Expert advocates for medical isotope production in U.K.
Image Source: Commissariat à l'Énergie Atomique
Alan Perkins, a medical physicist from the University of Nottingham in England, has warned that the government of the United Kingdom should start producing medical isotopes or "face a dangerous shortage that threatens to compromise patient healthcare."

Perkins, professor of medical physics at the University of Nottingham and president-elect of the British Nuclear Medical Society (BNMS), said that a series of disastrous setbacks in the worldwide production of radionuclides had recently caused disruption to clinical services. Although that crisis has now passed, the time is now to "plan for failure" to ensure the future provision of essential diagnostic imaging procedures for thousands of U.K. patients.

"The medical use of radionuclides is probably the single most beneficial application of atomic and nuclear sciences to mankind. I am advocating further investment in alternative means for producing medical radionuclides for the benefit of patients who desperately need them," Perkins said.

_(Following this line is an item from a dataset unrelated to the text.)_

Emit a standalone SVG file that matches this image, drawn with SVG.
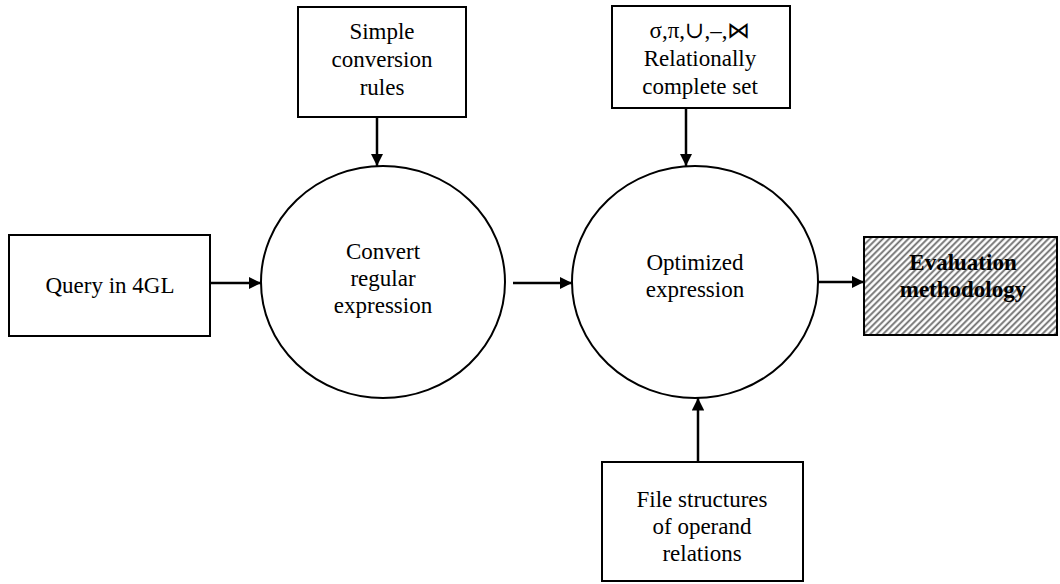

Around 80 percent of clinical nuclear medicine work is dependent on the routine availability of the radioisotope molybdenum-99 (Mo-99).

Ninety-five percent of the world's Mo-99 is produced by five commercial nuclear reactors -- NRU at Chalk River in Canada, HFR at Petten in The Netherlands, BR-2 at Fleurus in Belgium, OSIRIS at Saclay in France and SAFARI-1 at Pelindaba in South Africa. The U.K. has no facility of its own for Mo-99 production.

Since January 2007, there have been five periods of serious disruption to supplies, including a month outage at Chalk River to fix safety back-up systems and a six-month shut down of the Petten reactor that began in August 2008 after corroded pipes were discovered in its primary cooling circuit.

"The recent supply disruptions at the end of 2008 and early 2009 have adversely affected patient services in many countries including the U.K., the majority of Europe, the U.S. and Canada and beyond," Perkins said.

"In the U.K., the supply of Mo-99 to some hospital departments was down to 30 percent of normal levels. As a result departments have had to prioritize to make the most effective and efficient use of supplies and ensure that tests were provided for those patients most in need. However, with pressure on hospitals in England to provide tests within six weeks, there has been concern that this may not have happened in all cases and that priority would be decided based on waiting lists and not clinical judgement," he wrote.

Perkins concluded that Britain needs to "seriously consider" investing in its own production facilities to reduce its reliance on the foreign reactors, which are all more than 40 years old and are approaching their time for decommissioning.